**GIVEN PROBLEM**
Set down the data below from its first line to the line holding "ymin, ymax = -8, 5", inclusive; omit all pictures.
================
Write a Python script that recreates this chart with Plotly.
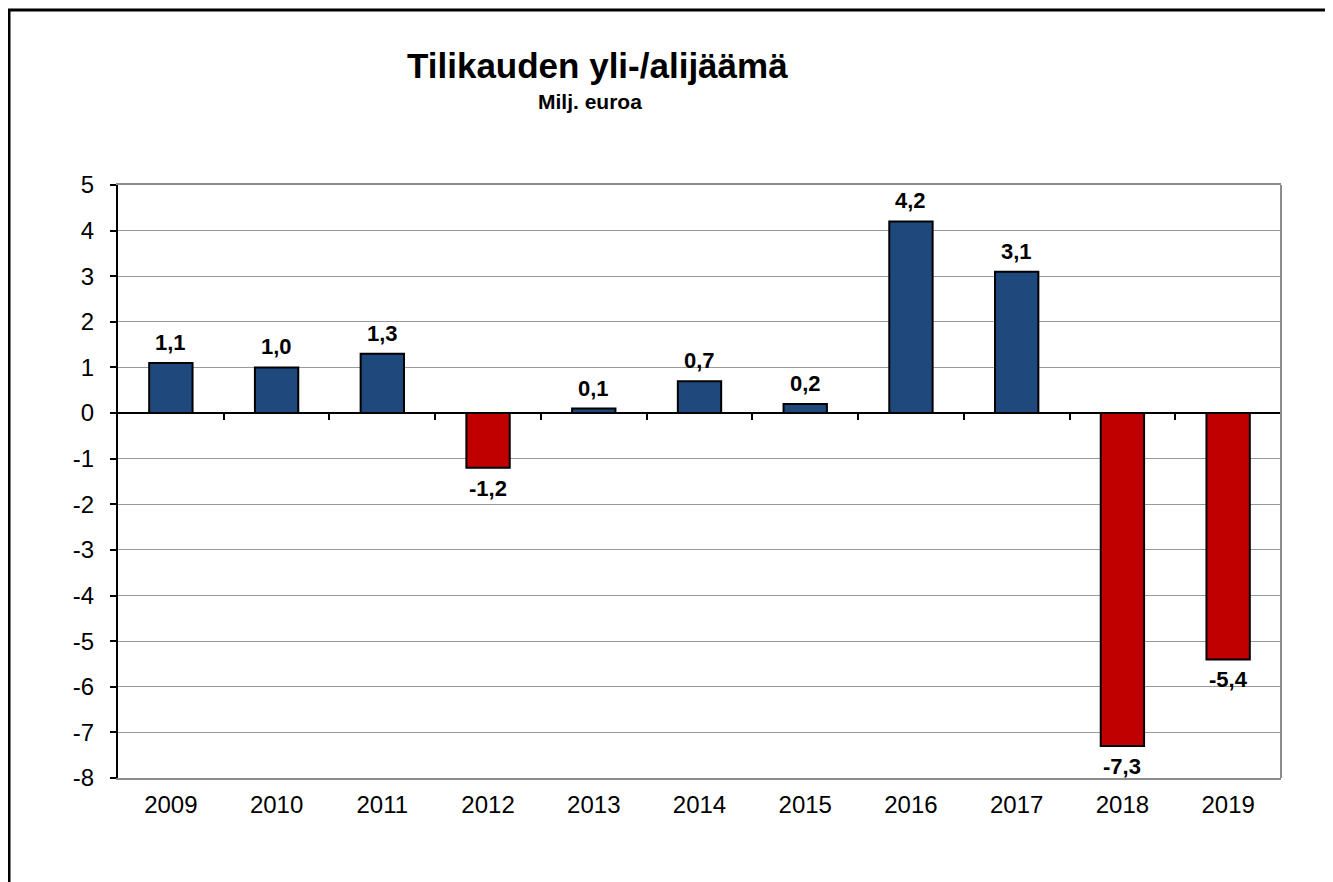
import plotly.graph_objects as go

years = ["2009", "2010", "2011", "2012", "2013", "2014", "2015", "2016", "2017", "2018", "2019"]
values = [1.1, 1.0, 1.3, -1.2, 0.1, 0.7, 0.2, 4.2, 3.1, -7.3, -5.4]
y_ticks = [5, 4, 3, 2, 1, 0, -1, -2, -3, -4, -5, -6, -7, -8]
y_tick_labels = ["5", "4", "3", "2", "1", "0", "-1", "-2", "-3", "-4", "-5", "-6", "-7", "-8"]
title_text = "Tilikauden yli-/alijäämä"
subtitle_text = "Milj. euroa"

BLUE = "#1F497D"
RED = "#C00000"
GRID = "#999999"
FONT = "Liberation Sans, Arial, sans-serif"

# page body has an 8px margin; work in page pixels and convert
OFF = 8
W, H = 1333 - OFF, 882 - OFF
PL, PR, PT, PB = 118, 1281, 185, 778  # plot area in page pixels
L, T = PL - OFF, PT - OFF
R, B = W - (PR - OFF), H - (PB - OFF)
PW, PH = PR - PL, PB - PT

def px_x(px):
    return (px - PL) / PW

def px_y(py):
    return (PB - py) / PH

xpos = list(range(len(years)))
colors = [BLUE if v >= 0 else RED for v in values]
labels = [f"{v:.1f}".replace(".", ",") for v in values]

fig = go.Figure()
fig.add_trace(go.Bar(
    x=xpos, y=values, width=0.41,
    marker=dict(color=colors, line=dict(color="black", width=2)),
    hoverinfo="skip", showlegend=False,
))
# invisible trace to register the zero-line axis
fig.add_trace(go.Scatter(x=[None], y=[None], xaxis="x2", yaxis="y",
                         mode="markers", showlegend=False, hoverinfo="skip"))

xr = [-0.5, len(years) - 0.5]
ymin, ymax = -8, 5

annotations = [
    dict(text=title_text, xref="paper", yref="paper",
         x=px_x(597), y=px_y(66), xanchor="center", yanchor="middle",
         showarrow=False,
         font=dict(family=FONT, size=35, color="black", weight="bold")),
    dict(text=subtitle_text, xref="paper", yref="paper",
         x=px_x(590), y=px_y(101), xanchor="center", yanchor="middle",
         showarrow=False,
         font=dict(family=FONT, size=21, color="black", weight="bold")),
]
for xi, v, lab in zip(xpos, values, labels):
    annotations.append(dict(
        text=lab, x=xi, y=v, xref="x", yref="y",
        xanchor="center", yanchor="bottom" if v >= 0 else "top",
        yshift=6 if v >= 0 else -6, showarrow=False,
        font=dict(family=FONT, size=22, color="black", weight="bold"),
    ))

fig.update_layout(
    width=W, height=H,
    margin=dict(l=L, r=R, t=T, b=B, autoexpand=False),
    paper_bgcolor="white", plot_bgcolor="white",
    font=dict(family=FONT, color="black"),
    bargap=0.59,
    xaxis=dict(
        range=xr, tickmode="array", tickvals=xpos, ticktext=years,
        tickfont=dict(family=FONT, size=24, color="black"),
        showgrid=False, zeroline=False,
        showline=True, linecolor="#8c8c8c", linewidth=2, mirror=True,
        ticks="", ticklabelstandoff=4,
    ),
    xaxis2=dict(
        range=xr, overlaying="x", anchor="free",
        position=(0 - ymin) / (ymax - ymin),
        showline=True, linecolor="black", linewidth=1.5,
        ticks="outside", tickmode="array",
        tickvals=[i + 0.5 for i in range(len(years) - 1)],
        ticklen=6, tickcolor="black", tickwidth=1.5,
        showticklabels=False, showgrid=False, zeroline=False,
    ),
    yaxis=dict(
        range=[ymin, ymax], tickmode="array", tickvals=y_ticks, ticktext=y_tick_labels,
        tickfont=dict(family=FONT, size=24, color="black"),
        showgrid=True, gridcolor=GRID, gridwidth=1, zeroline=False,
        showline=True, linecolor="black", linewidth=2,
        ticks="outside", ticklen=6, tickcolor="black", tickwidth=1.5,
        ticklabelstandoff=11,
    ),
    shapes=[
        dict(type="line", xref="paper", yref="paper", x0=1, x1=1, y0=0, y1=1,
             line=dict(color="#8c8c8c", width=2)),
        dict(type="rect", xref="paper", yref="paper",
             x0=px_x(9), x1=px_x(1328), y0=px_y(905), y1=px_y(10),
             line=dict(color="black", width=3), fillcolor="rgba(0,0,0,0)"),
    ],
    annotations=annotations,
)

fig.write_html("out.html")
================
**ANSWER TO THE PROBLEM**
Write a Python script that recreates this chart with Plotly.
import plotly.graph_objects as go

years = ["2009", "2010", "2011", "2012", "2013", "2014", "2015", "2016", "2017", "2018", "2019"]
values = [1.1, 1.0, 1.3, -1.2, 0.1, 0.7, 0.2, 4.2, 3.1, -7.3, -5.4]
y_ticks = [5, 4, 3, 2, 1, 0, -1, -2, -3, -4, -5, -6, -7, -8]
y_tick_labels = ["5", "4", "3", "2", "1", "0", "-1", "-2", "-3", "-4", "-5", "-6", "-7", "-8"]
title_text = "Tilikauden yli-/alijäämä"
subtitle_text = "Milj. euroa"

BLUE = "#1F497D"
RED = "#C00000"
GRID = "#999999"
FONT = "Liberation Sans, Arial, sans-serif"

# page body has an 8px margin; work in page pixels and convert
OFF = 8
W, H = 1333 - OFF, 882 - OFF
PL, PR, PT, PB = 118, 1281, 185, 778  # plot area in page pixels
L, T = PL - OFF, PT - OFF
R, B = W - (PR - OFF), H - (PB - OFF)
PW, PH = PR - PL, PB - PT

def px_x(px):
    return (px - PL) / PW

def px_y(py):
    return (PB - py) / PH

xpos = list(range(len(years)))
colors = [BLUE if v >= 0 else RED for v in values]
labels = [f"{v:.1f}".replace(".", ",") for v in values]

fig = go.Figure()
fig.add_trace(go.Bar(
    x=xpos, y=values, width=0.41,
    marker=dict(color=colors, line=dict(color="black", width=2)),
    hoverinfo="skip", showlegend=False,
))
# invisible trace to register the zero-line axis
fig.add_trace(go.Scatter(x=[None], y=[None], xaxis="x2", yaxis="y",
                         mode="markers", showlegend=False, hoverinfo="skip"))

xr = [-0.5, len(years) - 0.5]
ymin, ymax = -8, 5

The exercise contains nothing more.